Cette puissance est par contre insuffisante pour un tracteur utilisé en transport régional. DAF (sur son CF Electric) et Volvo Trucks (FM et FH Electric) vont donc jusqu’à 250 kW. Pour rappel, les chargeurs les plus puissants actuellement installés en Belgique (John Cockerill à Seraing) font 350 kW.

Les choses vont toutefois évoluer très vite. Pour augmenter l’autonomie des camions électriques et/ou réduire les temps de recharge, les constructeurs et quelques industriels ont développé un standard commun appelé MCS pour Megawatt Charging System. Le nom le dit bien : la norme serait d’un mégawatt, avec tout ce que cela implique au niveau des bornes de recharge.

Scania et MAN sont les premiers à communiquer ouvertement sur ce standard, puisque le tracteur TGX électrique en cours d’essai (et promis à la commercialisation en 2024) sera compatible avec le standard MCS, alors que Scania annonce un premier modèle ‘compatible MCS’ pour la même période.

Toujours sur le plan de la recharge, Scania se distingue de tous ses concurrents en plaçant la trappe qui cache les prises du côté opposé au poste de conduite.
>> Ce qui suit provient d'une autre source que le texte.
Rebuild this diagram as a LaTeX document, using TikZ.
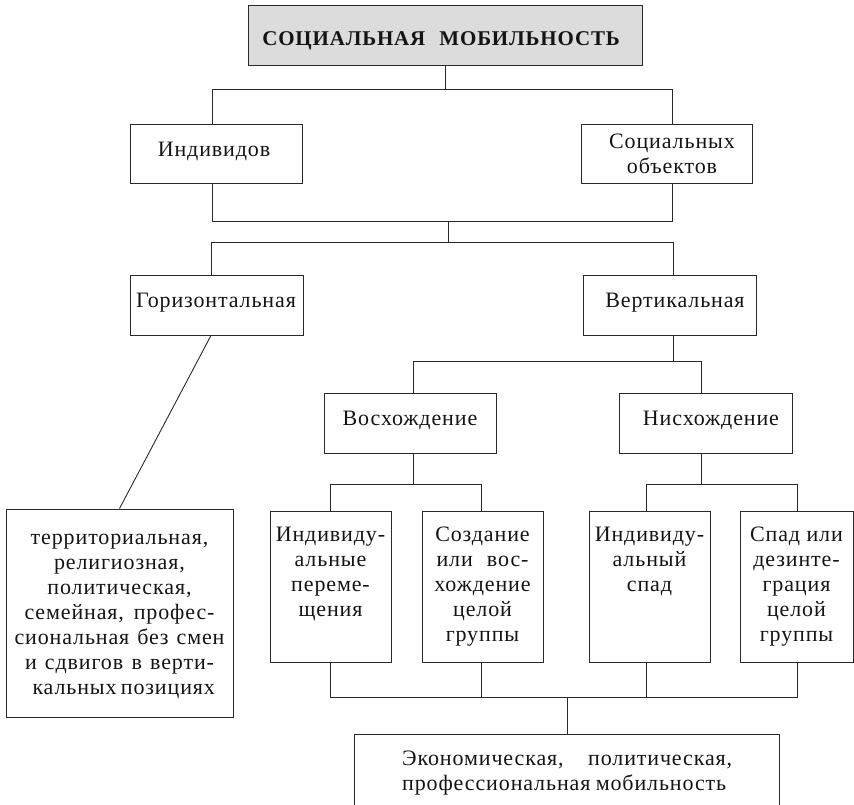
\documentclass[tikz,border=0pt]{standalone}
\usepackage{fontspec}
\setmainfont{Liberation Serif}[LetterSpace=4]
\definecolor{linec}{HTML}{2A2A2A}
\definecolor{titlefill}{HTML}{DCDCDC}
\definecolor{textc}{HTML}{141414}
\begin{document}
\begin{tikzpicture}[x=1pt,y=-1pt,
  box/.style={draw=linec, line width=0.9pt, rectangle, inner sep=0pt},
  txt/.style={inner sep=0pt, font=\fontsize{22}{25}\selectfont, text=textc, anchor=base},
  conn/.style={draw=linec, line width=0.9pt}]
\useasboundingbox (0,0) rectangle (854,804);
\clip (0,0) rectangle (854,804);
% boxes
\node[box, fill=titlefill, minimum width=394pt, minimum height=60pt] (title) at (445,35) {};
\node[box, minimum width=172pt, minimum height=59pt] (ind) at (216,153.5) {};
\node[box, minimum width=171pt, minimum height=59pt] (soc) at (666.5,153.5) {};
\node[box, minimum width=173pt, minimum height=60pt] (gor) at (216.5,305) {};
\node[box, minimum width=173pt, minimum height=60pt] (ver) at (669.5,305) {};
\node[box, minimum width=227pt, minimum height=208pt] (terr) at (119.5,613) {};
\node[box, minimum width=172pt, minimum height=60pt] (vos) at (410,423) {};
\node[box, minimum width=173pt, minimum height=60pt] (nis) at (705.5,423) {};
\node[box, minimum width=121pt, minimum height=151pt] (p1) at (330.5,586.5) {};
\node[box, minimum width=121pt, minimum height=151pt] (p2) at (482.5,586.5) {};
\node[box, minimum width=121pt, minimum height=151pt] (p3) at (649.5,586.5) {};
\node[box, minimum width=113pt, minimum height=151pt] (p4) at (796.5,586.5) {};
\node[box, minimum width=425pt, minimum height=76pt] (eco) at (566.5,772) {};
% texts (multi-line nodes: base anchor = last line's baseline)
\node[txt, font=\fontsize{21}{25}\selectfont\bfseries] (ttitle) at (441,45) {СОЦИАЛЬНАЯ\hspace{8pt} МОБИЛЬНОСТЬ};
\node[txt] (tind) at (214,156) {Индивидов};
\node[txt, align=center] (tsoc) at (672,173) {Социальных\\объектов};
\node[txt] (tgor) at (216,307) {Горизонтальная};
\node[txt] (tver) at (675,307) {Вертикальная};
\node[txt] (tvos) at (410,425) {Восхождение};
\node[txt] (tnis) at (711,425) {Нисхождение};
\node[txt, align=center] (tterr) at (119.5,694) {территориальная,\\религиозная,\\политическая,\\\makebox[190pt][s]{семейная, профес-}\\\makebox[210pt][s]{сиональная без смен}\\\makebox[189pt][s]{и сдвигов в верти-}\\\makebox[174pt][s]{кальных позициях}};
\node[txt, align=center] (tp1) at (330.5,616) {Индивиду-\\альные\\переме-\\щения};
\node[txt, align=center] (tp2) at (482.5,641) {Создание\\\makebox[92pt][s]{или вос-}\\хождение\\целой\\группы};
\node[txt, align=center] (tp3) at (649.5,591) {Индивиду-\\альный\\спад};
\node[txt, align=center] (tp4) at (796.5,641) {Спад или\\дезинте-\\грация\\целой\\группы};
\node[txt, align=left, anchor=base west] (teco) at (402,790) {\makebox[330pt][s]{Экономическая, политическая,}\\\makebox[324pt][s]{профессиональная мобильность}};
% connectors
\coordinate (b1L) at (212,89); \coordinate (b1R) at (672,89);
\draw[conn] (title.south) -- (title.south |- b1L);
\draw[conn] (b1L |- ind.north) -- (b1L) -- (b1R) -- (b1R |- soc.north);
\coordinate (u1L) at (212,221); \coordinate (u1R) at (672,221); \coordinate (u1M) at (448,221);
\draw[conn] (u1L |- ind.south) -- (u1L) -- (u1R) -- (u1R |- soc.south);
\coordinate (b2L) at (211,242); \coordinate (b2R) at (673,242);
\draw[conn] (u1M) -- (u1M |- b2L);
\draw[conn] (b2L |- gor.north) -- (b2L) -- (b2R) -- (b2R |- ver.north);
\draw[conn] (b2L |- gor.south) -- (terr.north);
\coordinate (b3L) at (413,361); \coordinate (b3R) at (701,361);
\draw[conn] (ver.south -| b2R) -- (b2R |- b3L);
\draw[conn] (vos.north -| b3L) -- (b3L) -- (b3R) -- (nis.north -| b3R);
\coordinate (b4a) at (413,484); \coordinate (b4L) at (330,484); \coordinate (b4M) at (481,484);
\draw[conn] (vos.south -| b4a) -- (b4a);
\draw[conn] (p1.north -| b4L) -- (b4L) -- (b4M) -- (p2.north -| b4M);
\coordinate (b4b) at (701,484); \coordinate (b4N) at (646,484); \coordinate (b4O) at (797,484);
\draw[conn] (nis.south -| b4b) -- (b4b);
\draw[conn] (p3.north -| b4N) -- (b4N) -- (b4O) -- (p4.north -| b4O);
\coordinate (b5L) at (330,697); \coordinate (b5R) at (797,697); \coordinate (b5a) at (481,697);
\coordinate (b5b) at (646,697); \coordinate (b5M) at (567,697);
\draw[conn] (p1.south -| b5L) -- (b5L) -- (b5R) -- (p4.south -| b5R);
\draw[conn] (p2.south -| b5a) -- (b5a);
\draw[conn] (p3.south -| b5b) -- (b5b);
\draw[conn] (b5M) -- (eco.north -| b5M);
\end{tikzpicture}
\end{document}
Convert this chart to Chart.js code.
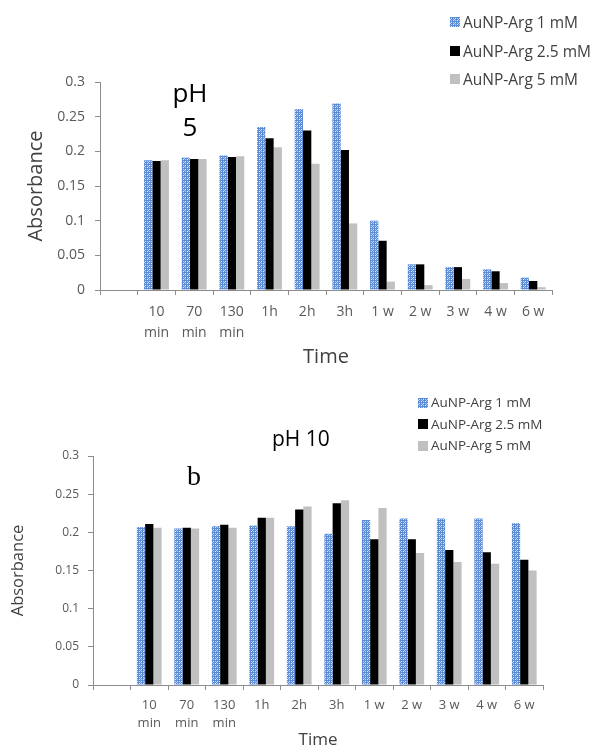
<!DOCTYPE html>
<html>
<head>
<meta charset="utf-8">
<script src="https://cdn.jsdelivr.net/npm/chart.js@4.4.1/dist/chart.umd.min.js"></script>
<style>
  html, body { margin: 0; padding: 0; background: #fff; }
  body { width: 594px; height: 749px; position: relative; overflow: hidden; font-family: "Open Sans", sans-serif; }
  .panel { position: absolute; left: 0; width: 594px; }
  #panelA { top: 0; height: 380px; }
  #panelB { top: 380px; height: 372px; }
  .legend { position: absolute; color: #404040; }
  .legend div { display: flex; align-items: center; white-space: nowrap; }
  .legend canvas { margin-right: 3px; }
  .note { position: absolute; color: #000; white-space: nowrap; }
</style>
</head>
<body>
<div class="panel" id="panelA">
  <canvas id="chartA" width="594" height="380"></canvas>
  <div class="legend" id="legendA" style="left:450px; top:8px; font-size:15.5px; line-height:28.5px;"></div>
  <div class="note" style="left:160px; top:75px; width:60px; text-align:center; font-size:26px; line-height:34px;">pH<br>5</div>
</div>
<div class="panel" id="panelB">
  <canvas id="chartB" width="594" height="372"></canvas>
  <div class="legend" id="legendB" style="left:418px; top:12px; font-size:13.5px; line-height:21.5px;"></div>
  <div class="note" style="left:272px; top:44px; font-size:21px;">pH 10</div>
  <div class="note" style="left:187px; top:80px; font-family:'Liberation Serif', serif; font-size:28px;">b</div>
</div>

<script>
// categories (first slot is left empty, as in the original plot)
const timeLabels = ["", ["10", "min"], ["70", "min"], ["130", "min"], "1h", "2h", "3h", "1 w", "2 w", "3 w", "4 w", "6 w"];
const seriesNames = ["AuNP-Arg 1 mM", "AuNP-Arg 2.5 mM", "AuNP-Arg 5 mM"];

// pH 5 absorbance
const ph5Arg1  = [null, 0.187, 0.191, 0.194, 0.235, 0.261, 0.269, 0.100, 0.037, 0.033, 0.030, 0.018];
const ph5Arg25 = [null, 0.186, 0.189, 0.192, 0.219, 0.230, 0.202, 0.071, 0.037, 0.033, 0.027, 0.013];
const ph5Arg5  = [null, 0.187, 0.189, 0.193, 0.206, 0.182, 0.096, 0.012, 0.007, 0.016, 0.010, 0.004];

// pH 10 absorbance
const ph10Arg1  = [null, 0.207, 0.205, 0.208, 0.209, 0.208, 0.198, 0.216, 0.218, 0.218, 0.218, 0.212];
const ph10Arg25 = [null, 0.211, 0.206, 0.210, 0.219, 0.230, 0.238, 0.191, 0.191, 0.177, 0.174, 0.164];
const ph10Arg5  = [null, 0.206, 0.205, 0.206, 0.219, 0.234, 0.242, 0.232, 0.173, 0.161, 0.159, 0.150];

const axisGrey = "#8c8c8c";
const tickGrey = "#595959";
const fontFamily = "'Open Sans', sans-serif";

// dotted blue fill for the 1 mM series
function dottedBlue() {
  const tile = document.createElement("canvas");
  tile.width = 4;
  tile.height = 4;
  const c = tile.getContext("2d");
  c.fillStyle = "#5b8bd5";
  c.fillRect(0, 0, 4, 4);
  c.fillStyle = "#eaf0fa";
  c.fillRect(1, 1, 1, 1);
  c.fillRect(3, 3, 1, 1);
  c.fillStyle = "#b6caec";
  c.fillRect(1, 3, 1, 1);
  c.fillRect(3, 1, 1, 1);
  c.fillRect(0, 2, 1, 1);
  return c.createPattern(tile, "repeat");
}

const fills = [dottedBlue(), "#000000", "#c0c0c0"];

function buildChart(canvas, series, o) {
  return new Chart(canvas, {
    type: "bar",
    data: {
      labels: timeLabels,
      datasets: seriesNames.map((name, i) => ({
        label: name,
        data: series[i],
        backgroundColor: fills[i],
        borderWidth: 0,
        categoryPercentage: 0.66,
        barPercentage: 1,
      })),
    },
    options: {
      responsive: false,
      animation: false,
      devicePixelRatio: 1,
      layout: { padding: { left: 0, top: o.top, right: o.right, bottom: 0 } },
      plugins: { legend: { display: false }, tooltip: { enabled: false } },
      scales: {
        x: {
          grid: { drawOnChartArea: false, tickLength: 5, color: axisGrey },
          border: { color: axisGrey },
          ticks: {
            color: tickGrey,
            font: { family: fontFamily, size: o.xTick, lineHeight: o.xTickLh },
            padding: o.xPad,
            maxRotation: 0,
            autoSkip: false,
          },
          title: {
            display: true,
            text: "Time",
            color: "#404040",
            font: { family: fontFamily, size: o.xTitle },
            padding: { top: 0, bottom: o.xTitlePad },
          },
          afterFit: (s) => { s.height = o.xHeight; },
        },
        y: {
          min: 0,
          max: 0.3,
          grid: { drawOnChartArea: false, tickLength: 5, color: axisGrey },
          border: { color: axisGrey },
          ticks: {
            stepSize: 0.05,
            color: tickGrey,
            font: { family: fontFamily, size: o.yTick },
            padding: o.yPad,
            callback: (v) => String(Math.round(v * 100) / 100),
          },
          title: {
            display: true,
            text: "Absorbance",
            color: "#404040",
            font: { family: fontFamily, size: o.yTitle },
            padding: { top: o.yTitlePad, bottom: 0 },
          },
          afterFit: (s) => { s.width = o.yWidth; },
        },
      },
    },
  });
}

function buildLegend(el, chart) {
  chart.data.datasets.forEach((ds) => {
    const row = document.createElement("div");
    const sw = document.createElement("canvas");
    sw.width = 10;
    sw.height = 10;
    const c = sw.getContext("2d");
    c.fillStyle = ds.backgroundColor;
    c.fillRect(0, 0, 10, 10);
    row.appendChild(sw);
    row.appendChild(document.createTextNode(ds.label));
    el.appendChild(row);
  });
}

const chartA = buildChart(document.getElementById("chartA"), [ph5Arg1, ph5Arg25, ph5Arg5], {
  top: 82, right: 42, yWidth: 100, xHeight: 90,
  xTick: 14, xTickLh: 1.5, xPad: 7, yTick: 14, yPad: 10,
  xTitle: 20, xTitlePad: 11, yTitle: 20, yTitlePad: 24,
});

const chartB = buildChart(document.getElementById("chartB"), [ph10Arg1, ph10Arg25, ph10Arg5], {
  top: 76, right: 51, yWidth: 93, xHeight: 67,
  xTick: 13, xTickLh: 1.4, xPad: 6, yTick: 12, yPad: 9,
  xTitle: 17, xTitlePad: 2, yTitle: 16.5, yTitlePad: 8.6,
});

buildLegend(document.getElementById("legendA"), chartA);
buildLegend(document.getElementById("legendB"), chartB);
</script>
</body>
</html>
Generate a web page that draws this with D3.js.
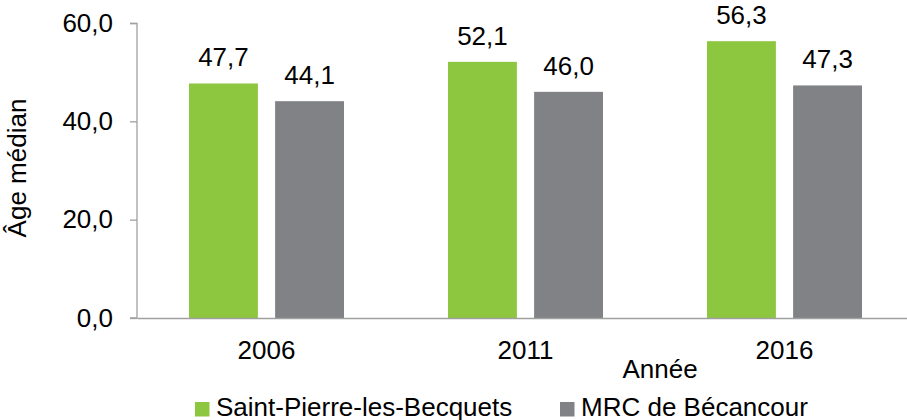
<!DOCTYPE html>
<html>
<head>
<meta charset="utf-8">
<script src="https://cdn.jsdelivr.net/npm/d3@7"></script>
<style>
  body { margin: 0; background: #fff; }
  svg { display: block; font-family: "Liberation Sans", Arial, sans-serif; }
</style>
</head>
<body>
<svg id="chart" width="907" height="420"></svg>
<script>
const years = ['2006', '2011', '2016'];
const seriesNames = ['Saint-Pierre-les-Becquets', 'MRC de Bécancour'];
const stPierre = [47.7, 52.1, 56.3];
const mrc = [44.1, 46.0, 47.3];
const yTicks = [0, 20, 40, 60];
const colors = ['#8dc63f', '#808285'];

const width = 907, height = 420;
const margin = { top: 23, left: 137, bottom: 102, right: -7 };
const innerWidth = width - margin.left - margin.right;
const innerHeight = height - margin.top - margin.bottom;
const fontSize = 26;
const fmt = d => d3.format('.1f')(d).replace('.', ',');

const svg = d3.select('#chart');
const g = svg.append('g').attr('transform', `translate(${margin.left},${margin.top})`);

const x = d3.scaleBand().domain(years).range([0, innerWidth]);
const x1 = d3.scaleBand().domain(seriesNames).range([52, x.bandwidth() - 52]).paddingInner(0.2);
const y = d3.scaleLinear().domain([0, 60]).range([innerHeight, 0]);

const rows = years.map((yr, i) => ({ year: yr, values: [stPierre[i], mrc[i]] }));

// bars
const groups = g.selectAll('.grp')
  .data(rows)
  .join('g')
    .attr('class', 'grp')
    .attr('transform', d => `translate(${x(d.year)},0)`);

groups.selectAll('rect')
  .data(d => d.values.map((v, i) => ({ key: seriesNames[i], v, i })))
  .join('rect')
    .attr('x', d => x1(d.key))
    .attr('y', d => y(d.v))
    .attr('width', x1.bandwidth())
    .attr('height', d => innerHeight - y(d.v))
    .attr('fill', d => colors[d.i]);

groups.selectAll('text.val')
  .data(d => d.values.map((v, i) => ({ key: seriesNames[i], v, i })))
  .join('text')
    .attr('class', 'val')
    .attr('x', d => x1(d.key) + x1.bandwidth() / 2)
    .attr('y', d => y(d.v) - 17)
    .attr('text-anchor', 'middle')
    .attr('font-size', fontSize)
    .attr('fill', '#000')
    .text(d => fmt(d.v));

// y axis
const yAxis = g.append('g')
  .call(d3.axisLeft(y).tickValues(yTicks).tickFormat(fmt).tickSize(7).tickPadding(17));
yAxis.selectAll('path, line').attr('stroke', '#a0a0a0').attr('stroke-width', 1.3);
yAxis.select('.domain').attr('d', `M-7,0.5H0V${innerHeight}H-7`);
yAxis.attr('font-size', fontSize).attr('font-family', null);
yAxis.selectAll('text').attr('fill', '#000');

// x axis
const xAxis = g.append('g')
  .attr('transform', `translate(0,${innerHeight})`)
  .call(d3.axisBottom(x).tickSize(0).tickPadding(23));
xAxis.select('.domain').attr('stroke', '#a0a0a0').attr('stroke-width', 1.5);
xAxis.attr('font-size', fontSize).attr('font-family', null);
xAxis.selectAll('text').attr('fill', '#000');

// axis titles
svg.append('text')
  .attr('transform', `translate(26,168) rotate(-90)`)
  .attr('text-anchor', 'middle')
  .attr('font-size', fontSize)
  .text('Âge médian');

svg.append('text')
  .attr('x', 660)
  .attr('y', 378)
  .attr('text-anchor', 'middle')
  .attr('font-size', fontSize)
  .text('Année');

// legend
const legendX = [195, 560];
const legend = svg.selectAll('.leg')
  .data(seriesNames)
  .join('g')
    .attr('class', 'leg')
    .attr('transform', (d, i) => `translate(${legendX[i]},402)`);
legend.append('rect')
  .attr('width', 14.5).attr('height', 14.5)
  .attr('fill', (d, i) => colors[i]);
legend.append('text')
  .attr('x', 21).attr('y', 14)
  .attr('font-size', fontSize)
  .text(d => d);
</script>
</body>
</html>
C’est peu sécurisant pour le chauffeur… et là aussi, la norme voudra très rapidement que les prises de recharge soient situées du côté gauche de la cabine (ne fût-ce que pour simplifier le placement des bornes de recharge). Scania est également un des constructeurs qui ne fournit pas de chargeur embarqué pour la recharge lente en courant alternatif (22 kW).

Comme on le voit, passé le temps des premiers balbutiements, le camion électrique se rapproche assez rapidement de la normalisation. Il subsiste néanmoins des différences marquées entre les marques dont les choix doivent maintenant être validés ou invalidés par les transporteurs eux-mêmes (comme le placement des batteries à l’intérieur ou à l’extérieur des longerons du châssis).